Outstanding Supporting Actor in a Comedy Series – Tony Hale, Veep

Louie Anderson is so great, and I can see why he won last year. I got to watch one episode of Baskets before voting. Modern Family is, you know, not as award-worthy as its been in this category before. I went to a Kimmy Schmidt event, and Tituss seems like a lovely person. He’s so fun on the show, but I’m not sure if he blew me away this season. Alec Baldwin was funny as Trump, but I don’t think the Saturday Night Live sketches belong in this category.

I love both Veep guys. I met Matt at an event, and he’s so nice. I almost voted for him, but then I thought I can’t let that impact my decision. I went with Tony Hale, because he’s so consistently funny. Especially with this season of Veep he showed more sides of his character. You could see how hurt he was that his birthday became another Selina event. I thought it was a more complex and layered comedic performance compared to the others.

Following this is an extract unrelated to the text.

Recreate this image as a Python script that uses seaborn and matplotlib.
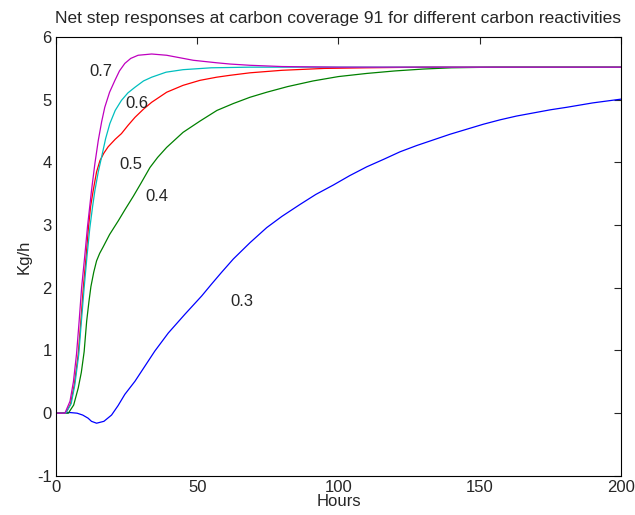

Outstanding Supporting Actress in a Comedy Series – Kate McKinnon, Saturday Night Live

I did vote a lot for Veep, but Anna Chlumsky hasn’t been one of the funniest people on the show. But I know a lot of people feel differently. I’m not as familiar with Transparent as I should be, and I feel like I should watch more to really dig into their performances. Even though I don’t think the SNL people really belong here, I had to give it to McKinnon. Vanessa and Leslie are great too, obviously, but Kate stands out the most. She’s so versatile and she made it every week. It’s almost the Kate McKinnon Show.